Plug-in operator execution logic is provided at the lowest level. Currently, it mainly supports Pandas operators, and more types of operator logic will be supported in the form of plug-ins later.
MindSpore Pandas provides a data pipeline based on shared memory. Data can be transferred from the MindSpore Pandas data processing process to the MindSpore training process without being stored on disks. This resolves the problem that the data analysis extension package is separated from the training framework.
Code repository address: <https://gitee.com/mindspore/mindpandas>
Design Features
MindSpore Pandas can utilize all cores on the machine
Compared to the single-threaded implementation of the native Pandas, which can only use one CPU core at any given time. MindSpore Pandas can effectively use all cores on a single machine or all cores in a cluster that has multiple machines. The usages are as below:
MindSpore Pandas can be extended to the entire cluster, utilizing the memory as well as CPU resources of the entire cluster. The usages are as below:
MindSpore Pandas is consistent with the native Pandas API in terms of interface usage. You can run scripts by setting the back-end running mode of MindSpore Pandas. Just replace the import of pandas with:
# import pandas as pd import mindpandas as pd
Easy to use, to_pandas interface is also compatible with existing Pandas code, in order to achieve excellent performance with small code changes.
MindSpore Pandas Performance
MindSpore Pandas dramatically reduces computation time by slicing the raw data and performing distributed parallel computation base on slicing.
Using read_csv as an example, an 8-core CPU is used to read a 900MB csv file. The result is as follows:
Test scenarios:
CPU: i7-8565u (4 cores, 8 threads)
memory: 16GB
data size: 900MB csv file
API |
pandas |
mindpandas |
---|---|---|
read_csv |
11.53s |
5.62s |
import pandas as pd
import mindpandas as mpd
# pandas
df = pd.read_csv("data.csv")
# MindSpore Pandas
mdf = mpd.read_csv("data.csv")
Other commonly used APIs, such as fillna, use MindSpore Pandas to obtain speedups ranging from several to tens of times.
Test scenarios:
CPU: i7-8565u (4 cores, 8 threads)
memory: 16GB
data size: 800MB (2,000,000 rows * 48 columns)
API |
pandas |
mindpandas |
---|---|---|
fillna |
0.77s |
0.13s |
import pandas as pd
import mindpandas as mpd
df = df.fillna(1)
# The number of slices can be set according to the actual situation.
mpd.set_partition_shape((4, 2))
mdf = mdf.fillna(1)
Common statistical class APIs are also substantially improved in MindSpore Pandas by parallelizing performance, such as max, min, sum, all, and any.
Test scenarios:
CPU: i7-8565u (4 cores, 8 threads)
memory: 16GB
Data size: 2GB (10,000,000 rows * 48 columns)

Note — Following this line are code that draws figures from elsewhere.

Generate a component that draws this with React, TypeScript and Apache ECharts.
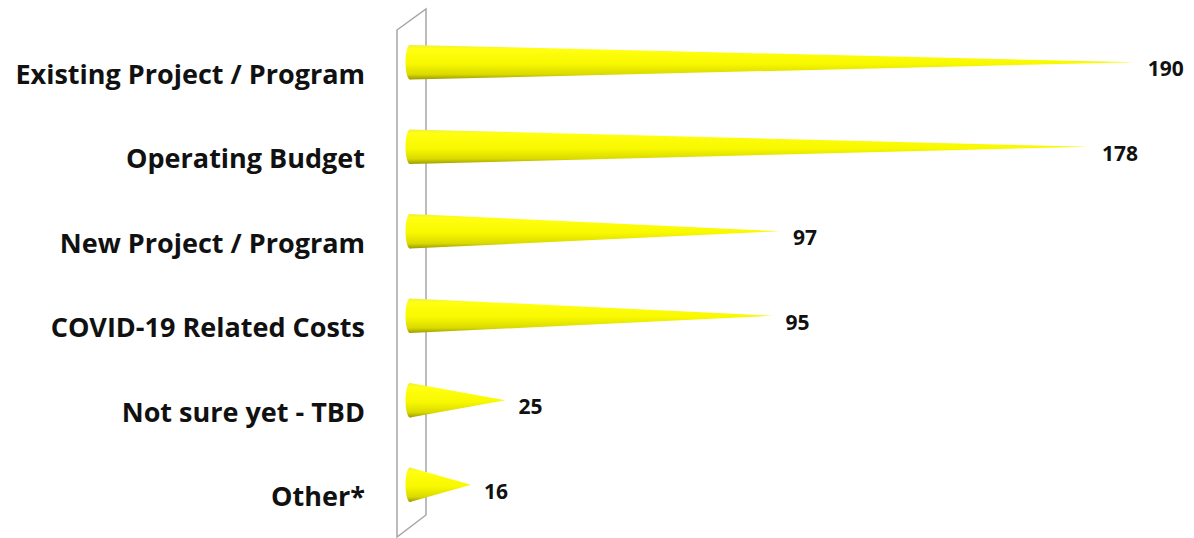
import React, { useEffect, useRef } from "react";
import * as echarts from "echarts";

const categories = [
  "Existing Project / Program",
  "Operating Budget",
  "New Project / Program",
  "COVID-19 Related Costs",
  "Not sure yet - TBD",
  "Other*",
];
const values = [190, 178, 97, 95, 25, 16];

const FONT = "'Open Sans', Lato, sans-serif";

export default function App() {
  const ref = useRef<HTMLDivElement>(null);
  useEffect(() => {
    if (!ref.current) return;
    const chart = echarts.init(ref.current, undefined, { renderer: "svg" });
    const coneGradient = new echarts.graphic.LinearGradient(0, 0, 0, 1, [
      { offset: 0, color: "#eeee40" },
      { offset: 0.12, color: "#ffff10" },
      { offset: 0.55, color: "#f8f800" },
      { offset: 0.85, color: "#dada00" },
      { offset: 1, color: "#9a9a00" },
    ]);
    chart.setOption({
      animation: false,
      backgroundColor: "#ffffff",
      grid: { left: 410, right: 21, top: 31, bottom: 0, containLabel: false },
      xAxis: {
        type: "value",
        min: 0,
        max: 200,
        show: false,
      },
      yAxis: {
        type: "category",
        data: categories,
        inverse: true,
        axisLine: { show: false },
        axisTick: { show: false },
        splitLine: { show: false },
        axisLabel: {
          margin: 45,
          color: "#111111",
          fontFamily: FONT,
          fontWeight: "bold",
          fontSize: 27,
        },
      },
      graphic: [
        {
          type: "polygon",
          z: 0,
          silent: true,
          shape: {
            points: [
              [397, 30],
              [426, 9],
              [426, 515],
              [397, 537],
            ],
          },
          style: { fill: "#ffffff", stroke: "#a6a6a6", lineWidth: 1.5 },
        },
      ],
      series: [
        {
          type: "custom",
          z: 5,
          data: values.map((v, i) => [v, i]),
          encode: { x: 0, y: 1 },
          renderItem: (params: any, api: any) => {
            const v = api.value(0);
            const c = api.value(1);
            const base = api.coord([0, c]);
            const tip = api.coord([v, c]);
            const band = api.size([0, 1])[1];
            const h = band * 0.41;
            const cy = base[1] - 11;
            return {
              type: "group",
              children: [
                {
                  type: "polygon",
                  shape: {
                    points: [
                      [base[0], cy - h / 2],
                      [tip[0], cy],
                      [base[0], cy + h / 2],
                    ],
                  },
                  style: { fill: coneGradient },
                },
                {
                  type: "ellipse",
                  shape: { cx: base[0], cy: cy, rx: 4.5, ry: h / 2 },
                  style: { fill: coneGradient },
                },
                {
                  type: "text",
                  x: tip[0] + 13,
                  y: cy + 6,
                  style: {
                    text: String(v),
                    fill: "#111111",
                    font: `bold 21px ${FONT}`,
                    verticalAlign: "middle",
                    align: "left",
                  },
                },
              ],
            };
          },
        },
      ],
    });
    return () => chart.dispose();
  }, []);
  return (
    <div
      ref={ref}
      style={{ position: "fixed", left: 0, top: 0, width: 1194, height: 538 }}
    />
  );
}
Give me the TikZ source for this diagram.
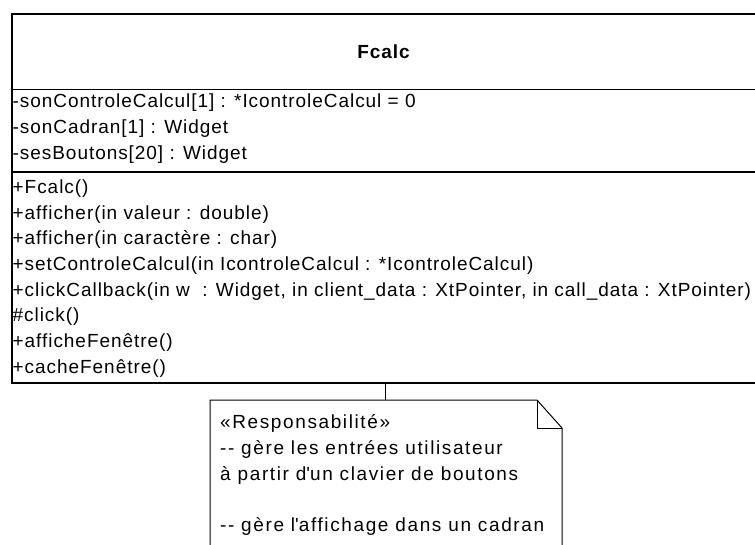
\documentclass[tikz,border=0pt]{standalone}
\usepackage{fontspec}
\setmainfont{Liberation Sans}[LetterSpace=5]
\newfontfamily\notefont{Liberation Sans}[LetterSpace=8.5]
\newcommand*\dashpair{-\kern1.5pt-}
\begin{document}
\begin{tikzpicture}[x=1pt,y=-1pt,
  frame/.style={draw=black, line width=1.6pt},
  thin/.style={draw=black, line width=1pt},
  txt/.style={anchor=base west, inner sep=0pt, font=\fontsize{19}{19}\selectfont},
  notetxt/.style={anchor=base west, inner sep=0pt, font=\notefont\fontsize{19}{19}\selectfont},
  title/.style={inner sep=0pt, font=\bfseries\fontsize{19}{19}\selectfont},
]
\useasboundingbox (0,0) rectangle (755,545);
\fill[white] (0,0) rectangle (755,545);

% class Fcalc: outer box and compartment separators
\node[frame, anchor=north west, minimum width=746pt, minimum height=369pt, inner sep=0pt] (cls) at (11,13) {};
\coordinate (sepA) at (11,89.5);
\coordinate (sepB) at (11,172);
\draw[frame] (sepA) -- ++(746,0);
\draw[frame] (sepB) -- ++(746,0);

\node[title] (clsname) at (383.5,51.5) {Fcalc};

% attributes
\node[txt] (a1) at (12.5,108) {-sonControleCalcul[1] : *IcontroleCalcul = 0};
\node[txt] (a2) at (12.5,134) {-sonCadran[1] : Widget};
\node[txt] (a3) at (12.5,160) {-sesBoutons[20] : Widget};

% operations
\node[txt] (m1) at (12.5,193.5) {+Fcalc()};
\node[txt] (m2) at (12.5,219.2) {+afficher(in valeur : double)};
\node[txt] (m3) at (12.5,244.9) {+afficher(in caractère : char)};
\node[txt] (m4) at (12.5,270.6) {+setControleCalcul(in IcontroleCalcul : *IcontroleCalcul)};
\node[txt] (m5) at (12.5,296.3) {+clickCallback(in w\ \ : Widget, in client\_data : XtPointer, in call\_data : XtPointer)};
\node[txt] (m6) at (12.5,322.0) {\#click()};
\node[txt] (m7) at (12.5,347.7) {+afficheFenêtre()};
\node[txt] (m8) at (12.5,373.4) {+cacheFenêtre()};

% note with folded corner
\coordinate (noteNW) at (210,400);
\coordinate (foldA) at (537,400);
\coordinate (foldB) at (562,428);
\coordinate (noteSW) at (210,560);
\coordinate (noteSE) at (562,560);
\draw[thin] (noteSW) -- (noteNW) -- (foldA) -- (foldB) -- (noteSE);
\draw[thin] (foldA) -- (foldA |- foldB) -- (foldB);

\node[notetxt] (n1) at (220,428) {«Responsabilité»};
\node[notetxt] (n2) at (220,454) {\dashpair{} gère les entrées utilisateur};
\node[notetxt] (n3) at (220,480) {à partir d\textquotesingle un clavier de boutons};
\node[notetxt] (n4) at (220,531) {\dashpair{} gère l\textquotesingle affichage dans un cadran};

% anchor line from the class to its note
\coordinate (linkTop) at (385.5,382);
\coordinate (linkEnd) at (385.5,400);
\draw[black, line width=1.2pt] (linkTop) -- (linkEnd);
\end{tikzpicture}
\end{document}
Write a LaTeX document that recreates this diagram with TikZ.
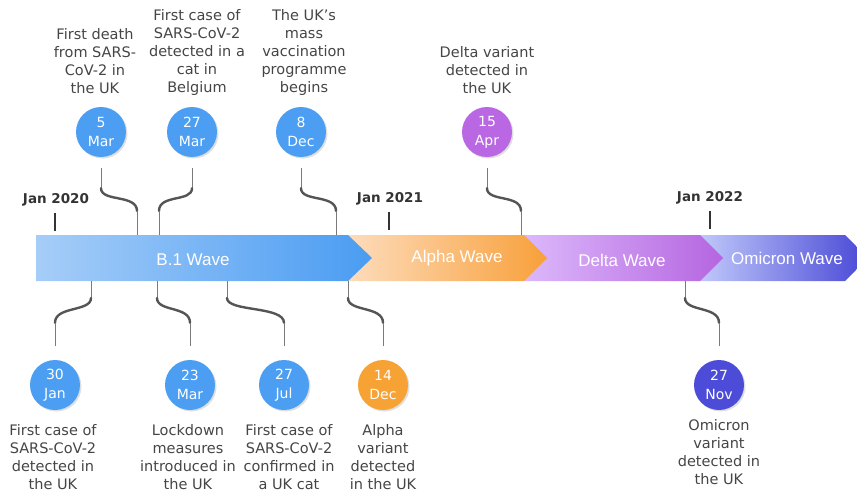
\documentclass[tikz,border=0pt]{standalone}
\usepackage{fontspec}
\setmainfont{DejaVu Sans}
\newfontfamily\wavefont{Liberation Sans}
\usetikzlibrary{calc,shadows}
\definecolor{txtgray}{HTML}{454545}
\definecolor{yeargray}{HTML}{333333}
\definecolor{cblue}{HTML}{4B9EF2}
\definecolor{corange}{HTML}{F7A234}
\definecolor{cpurple}{HTML}{B967E2}
\definecolor{cnavy}{HTML}{4C4CD9}
\definecolor{linegray}{HTML}{7A7A7A}
\definecolor{curvegray}{HTML}{555555}
\tikzset{
  datecirc/.style={circle, minimum size=50pt, inner sep=0pt, text=white, align=center,
    font=\fontsize{14}{19}\selectfont,
    drop shadow={opacity=0.25, shadow xshift=1.5pt, shadow yshift=-1.5pt}},
  evtext/.style={text=txtgray, align=center, inner sep=0pt, font=\fontsize{14.5}{18}\selectfont},
  yeartext/.style={text=yeargray, inner sep=0pt, font=\bfseries\fontsize{13.5}{15}\selectfont},
  wavetext/.style={text=white, inner sep=0pt, font=\wavefont\fontsize{17}{20}\selectfont},
  thinl/.style={draw=linegray, line width=0.9pt},
  thickl/.style={draw=curvegray, line width=2.4pt, line cap=round},
  tickl/.style={draw=yeargray, line width=1.6pt},
}
\newcommand\topconn[2]{%
  \draw[thinl] ($(#1.south)+(0,11)$) -- ($(#1.south)+(0,31)$) coordinate (#1-a);
  \draw[thickl] (#1-a) .. controls +(0,14) and +(0,-17) .. (#2,211) coordinate (#1-b);
  \draw[thinl] (#1-b) -- (#2,235) coordinate (#1-e);}
\newcommand\botconn[2]{%
  \coordinate (#1-s) at (#2,281);
  \draw[thinl] (#1-s) -- (#2,298) coordinate (#1-a);
  \draw[thickl] (#1-a) .. controls +(0,14) and +(0,-17) .. ($(#1.north)+(0,-37)$) coordinate (#1-b);
  \draw[thinl] (#1-b) -- ($(#1.north)+(0,-14)$);}
\begin{document}
\begin{tikzpicture}[x=1pt,y=-1pt]
\useasboundingbox (0,0) rectangle (857,495);
% wave arrows (right to left so tips overlap)
\shade[left color={rgb,255:red,192;green,200;blue,250}, right color={rgb,255:red,80;green,80;blue,216}]
  (700,235) -- (845,235) -- (857,247) -- (857,269) -- (845,281) -- (700,281) -- cycle;
\shade[left color={rgb,255:red,220;green,184;blue,251}, right color={rgb,255:red,181;green,101;blue,224}]
  (524,235) -- (700,235) -- (723,258) -- (700,281) -- (524,281) -- cycle;
\shade[left color={rgb,255:red,253;green,220;blue,188}, right color={rgb,255:red,248;green,160;blue,58}]
  (348,235) -- (524,235) -- (547,258) -- (524,281) -- (348,281) -- cycle;
\shade[left color={rgb,255:red,166;green,205;blue,248}, right color={rgb,255:red,74;green,156;blue,242}]
  (36,235) -- (348,235) -- (372,258) -- (348,281) -- (36,281) -- cycle;
\node[wavetext] (wb1) at (193,260) {B.1 Wave};
\node[wavetext] (wal) at (457,258) {Alpha Wave};
\node[wavetext] (wde) at (622,260) {Delta Wave};
\node[wavetext] (wom) at (787,258) {Omicron Wave};
% years
\node[yeartext] (y20) at (56,200) {Jan 2020};
\node[yeartext] (y21) at (390,199) {Jan 2021};
\node[yeartext] (y22) at (710,198) {Jan 2022};
\draw[tickl] ($(y20.south)+(-1,6)$) -- ($(y20.south)+(-1,24)$);
\draw[tickl] ($(y21.south)+(-1,6)$) -- ($(y21.south)+(-1,24)$);
\draw[tickl] ($(y22.south)+(0,6)$) -- ($(y22.south)+(0,24)$);
% top events
\node[datecirc, fill=cblue] (d5mar) at (101,132) {5\\Mar};
\node[datecirc, fill=cblue] (d27mar) at (192,132) {27\\Mar};
\node[datecirc, fill=cblue] (d8dec) at (301,132) {8\\Dec};
\node[datecirc, fill=cpurple] (d15apr) at (487,132) {15\\Apr};
\node[evtext] (t5mar) at (95,61) {First death\\from SARS-\\CoV-2 in\\the UK};
\node[evtext] (t27mar) at (197,52) {First case of\\SARS-CoV-2\\detected in a\\cat in\\Belgium};
\node[evtext] (t8dec) at (304,52) {The UK’s\\mass\\vaccination\\programme\\begins};
\node[evtext] (t15apr) at (487,70) {Delta variant\\detected in\\the UK};
\topconn{d5mar}{137}
\topconn{d27mar}{159}
\topconn{d8dec}{336}
\topconn{d15apr}{521}
% bottom events
\node[datecirc, fill=cblue] (d30jan) at (55,385) {30\\Jan};
\node[datecirc, fill=cblue] (d23mar) at (190,385) {23\\Mar};
\node[datecirc, fill=cblue] (d27jul) at (284,385) {27\\Jul};
\node[datecirc, fill=corange] (d14dec) at (383,385) {14\\Dec};
\node[datecirc, fill=cnavy] (d27nov) at (719,385) {27\\Nov};
\node[evtext] (t30jan) at (53,457) {First case of\\SARS-CoV-2\\detected in\\the UK};
\node[evtext] (t23mar) at (188,457) {Lockdown\\measures\\introduced in\\the UK};
\node[evtext] (t27jul) at (289,457) {First case of\\SARS-CoV-2\\confirmed in\\a UK cat};
\node[evtext] (t14dec) at (383,457) {Alpha\\variant\\detected\\in the UK};
\node[evtext] (t27nov) at (719,452) {Omicron\\variant\\detected in\\the UK};
\botconn{d30jan}{91}
\botconn{d23mar}{157}
\botconn{d27jul}{227}
\botconn{d14dec}{348}
\botconn{d27nov}{685}
\end{tikzpicture}
\end{document}
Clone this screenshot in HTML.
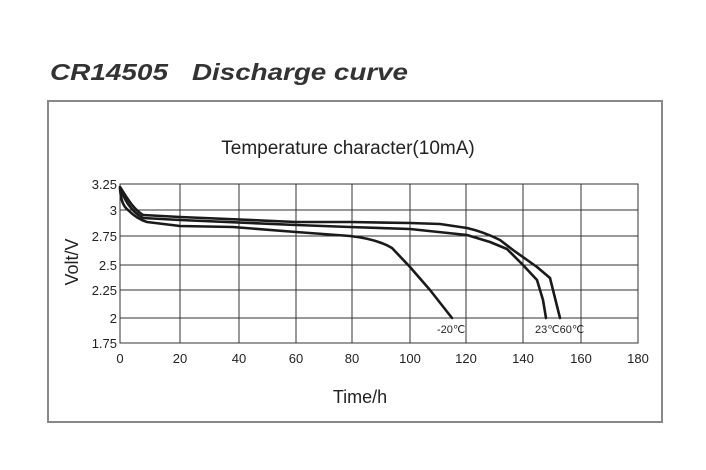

With the increase of data size, MindSpore Pandas provides more advantages for distributed parallel processing. The following figure shows the performance comparison for different data volumes:
Note: MindSpore Pandas is set to multiprocess mode and uses a 32-core CPU.
Future Goals
The initial version of MindSpore Pandas contains 100+ APIs, which can be divided into four classes, DataFrame, Series, GroupBy and Other. MindSpore Pandas will support more APIs.
Typical scenarios using MindSpore Pandas
Data Processing using MindSpore Pandas
Since MindSpore Pandas provides the same interfaces as Pandas, distributed parallel processing of raw data can be performed by replacing the referenced package.